Dataset excerpt:
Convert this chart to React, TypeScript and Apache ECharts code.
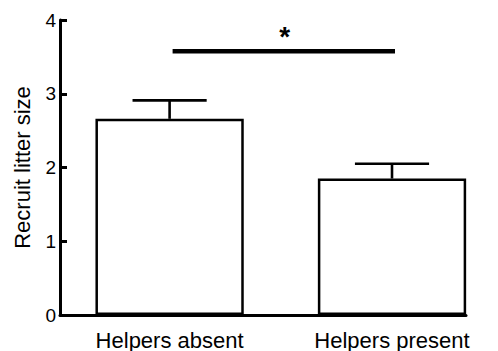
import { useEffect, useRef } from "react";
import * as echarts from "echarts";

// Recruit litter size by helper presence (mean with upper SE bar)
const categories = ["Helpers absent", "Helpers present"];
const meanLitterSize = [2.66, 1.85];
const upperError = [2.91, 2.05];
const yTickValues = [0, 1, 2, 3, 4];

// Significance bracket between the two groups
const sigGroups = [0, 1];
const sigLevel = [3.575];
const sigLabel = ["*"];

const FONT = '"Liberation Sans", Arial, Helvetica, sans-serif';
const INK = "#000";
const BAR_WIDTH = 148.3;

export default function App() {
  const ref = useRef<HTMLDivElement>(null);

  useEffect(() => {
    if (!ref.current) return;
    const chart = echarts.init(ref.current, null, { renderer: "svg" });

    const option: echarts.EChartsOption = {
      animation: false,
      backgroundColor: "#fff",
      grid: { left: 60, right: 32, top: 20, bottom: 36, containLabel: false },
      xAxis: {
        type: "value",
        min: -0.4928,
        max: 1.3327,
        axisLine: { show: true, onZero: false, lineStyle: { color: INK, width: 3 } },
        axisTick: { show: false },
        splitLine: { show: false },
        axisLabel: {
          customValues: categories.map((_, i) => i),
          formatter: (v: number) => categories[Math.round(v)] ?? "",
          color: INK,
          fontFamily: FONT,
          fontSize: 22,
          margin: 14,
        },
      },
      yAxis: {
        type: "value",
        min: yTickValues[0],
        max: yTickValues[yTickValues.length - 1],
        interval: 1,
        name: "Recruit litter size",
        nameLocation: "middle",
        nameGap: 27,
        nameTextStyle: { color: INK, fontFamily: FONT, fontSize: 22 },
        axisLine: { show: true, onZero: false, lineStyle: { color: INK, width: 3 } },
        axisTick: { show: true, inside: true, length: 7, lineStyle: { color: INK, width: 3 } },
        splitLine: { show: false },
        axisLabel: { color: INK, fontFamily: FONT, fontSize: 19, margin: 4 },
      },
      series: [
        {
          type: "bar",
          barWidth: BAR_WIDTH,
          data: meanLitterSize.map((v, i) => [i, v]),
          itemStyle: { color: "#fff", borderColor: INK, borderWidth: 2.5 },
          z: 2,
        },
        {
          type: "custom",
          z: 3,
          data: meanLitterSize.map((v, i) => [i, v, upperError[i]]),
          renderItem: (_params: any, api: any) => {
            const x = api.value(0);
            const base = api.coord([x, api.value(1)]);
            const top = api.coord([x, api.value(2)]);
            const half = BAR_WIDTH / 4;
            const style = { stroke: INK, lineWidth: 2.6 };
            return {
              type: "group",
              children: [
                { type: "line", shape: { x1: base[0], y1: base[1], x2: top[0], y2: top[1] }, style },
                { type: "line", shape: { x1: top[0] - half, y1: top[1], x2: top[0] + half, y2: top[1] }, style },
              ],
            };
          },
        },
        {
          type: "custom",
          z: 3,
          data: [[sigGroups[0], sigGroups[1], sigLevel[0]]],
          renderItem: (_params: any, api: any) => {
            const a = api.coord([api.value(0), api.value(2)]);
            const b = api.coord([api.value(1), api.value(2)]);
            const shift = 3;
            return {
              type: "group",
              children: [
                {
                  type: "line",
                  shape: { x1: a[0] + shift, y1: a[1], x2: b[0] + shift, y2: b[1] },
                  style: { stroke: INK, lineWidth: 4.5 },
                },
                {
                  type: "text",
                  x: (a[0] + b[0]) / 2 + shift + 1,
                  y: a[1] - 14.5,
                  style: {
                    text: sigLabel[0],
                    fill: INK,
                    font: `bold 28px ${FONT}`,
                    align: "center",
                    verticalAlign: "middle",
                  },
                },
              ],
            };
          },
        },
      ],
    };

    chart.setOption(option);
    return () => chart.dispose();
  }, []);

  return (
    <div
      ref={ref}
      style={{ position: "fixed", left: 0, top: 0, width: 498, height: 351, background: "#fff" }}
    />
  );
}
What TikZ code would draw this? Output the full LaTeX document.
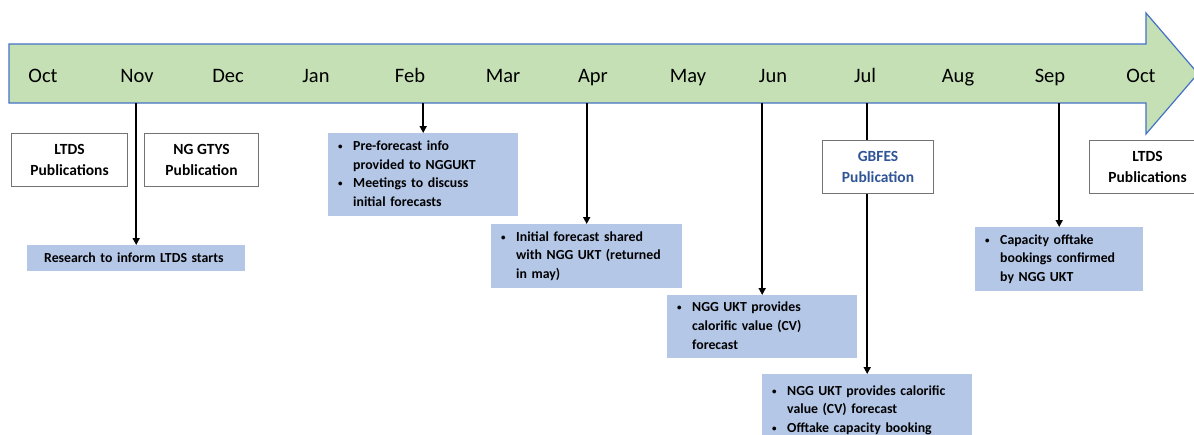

▶ **Exercise**
Reproduce all of the material exactly, apart from the pictures.

▶ **In response**
Convert this chart to React, TypeScript and Apache ECharts code.
import { useEffect, useRef } from "react";
import * as echarts from "echarts";

// Recruit litter size by helper presence (mean with upper SE bar)
const categories = ["Helpers absent", "Helpers present"];
const meanLitterSize = [2.66, 1.85];
const upperError = [2.91, 2.05];
const yTickValues = [0, 1, 2, 3, 4];

// Significance bracket between the two groups
const sigGroups = [0, 1];
const sigLevel = [3.575];
const sigLabel = ["*"];

const FONT = '"Liberation Sans", Arial, Helvetica, sans-serif';
const INK = "#000";
const BAR_WIDTH = 148.3;

export default function App() {
  const ref = useRef<HTMLDivElement>(null);

  useEffect(() => {
    if (!ref.current) return;
    const chart = echarts.init(ref.current, null, { renderer: "svg" });

    const option: echarts.EChartsOption = {
      animation: false,
      backgroundColor: "#fff",
      grid: { left: 60, right: 32, top: 20, bottom: 36, containLabel: false },
      xAxis: {
        type: "value",
        min: -0.4928,
        max: 1.3327,
        axisLine: { show: true, onZero: false, lineStyle: { color: INK, width: 3 } },
        axisTick: { show: false },
        splitLine: { show: false },
        axisLabel: {
          customValues: categories.map((_, i) => i),
          formatter: (v: number) => categories[Math.round(v)] ?? "",
          color: INK,
          fontFamily: FONT,
          fontSize: 22,
          margin: 14,
        },
      },
      yAxis: {
        type: "value",
        min: yTickValues[0],
        max: yTickValues[yTickValues.length - 1],
        interval: 1,
        name: "Recruit litter size",
        nameLocation: "middle",
        nameGap: 27,
        nameTextStyle: { color: INK, fontFamily: FONT, fontSize: 22 },
        axisLine: { show: true, onZero: false, lineStyle: { color: INK, width: 3 } },
        axisTick: { show: true, inside: true, length: 7, lineStyle: { color: INK, width: 3 } },
        splitLine: { show: false },
        axisLabel: { color: INK, fontFamily: FONT, fontSize: 19, margin: 4 },
      },
      series: [
        {
          type: "bar",
          barWidth: BAR_WIDTH,
          data: meanLitterSize.map((v, i) => [i, v]),
          itemStyle: { color: "#fff", borderColor: INK, borderWidth: 2.5 },
          z: 2,
        },
        {
          type: "custom",
          z: 3,
          data: meanLitterSize.map((v, i) => [i, v, upperError[i]]),
          renderItem: (_params: any, api: any) => {
            const x = api.value(0);
            const base = api.coord([x, api.value(1)]);
            const top = api.coord([x, api.value(2)]);
            const half = BAR_WIDTH / 4;
            const style = { stroke: INK, lineWidth: 2.6 };
            return {
              type: "group",
              children: [
                { type: "line", shape: { x1: base[0], y1: base[1], x2: top[0], y2: top[1] }, style },
                { type: "line", shape: { x1: top[0] - half, y1: top[1], x2: top[0] + half, y2: top[1] }, style },
              ],
            };
          },
        },
        {
          type: "custom",
          z: 3,
          data: [[sigGroups[0], sigGroups[1], sigLevel[0]]],
          renderItem: (_params: any, api: any) => {
            const a = api.coord([api.value(0), api.value(2)]);
            const b = api.coord([api.value(1), api.value(2)]);
            const shift = 3;
            return {
              type: "group",
              children: [
                {
                  type: "line",
                  shape: { x1: a[0] + shift, y1: a[1], x2: b[0] + shift, y2: b[1] },
                  style: { stroke: INK, lineWidth: 4.5 },
                },
                {
                  type: "text",
                  x: (a[0] + b[0]) / 2 + shift + 1,
                  y: a[1] - 14.5,
                  style: {
                    text: sigLabel[0],
                    fill: INK,
                    font: `bold 28px ${FONT}`,
                    align: "center",
                    verticalAlign: "middle",
                  },
                },
              ],
            };
          },
        },
      ],
    };

    chart.setOption(option);
    return () => chart.dispose();
  }, []);

  return (
    <div
      ref={ref}
      style={{ position: "fixed", left: 0, top: 0, width: 498, height: 351, background: "#fff" }}
    />
  );
}
What TikZ code would draw this? Output the full LaTeX document.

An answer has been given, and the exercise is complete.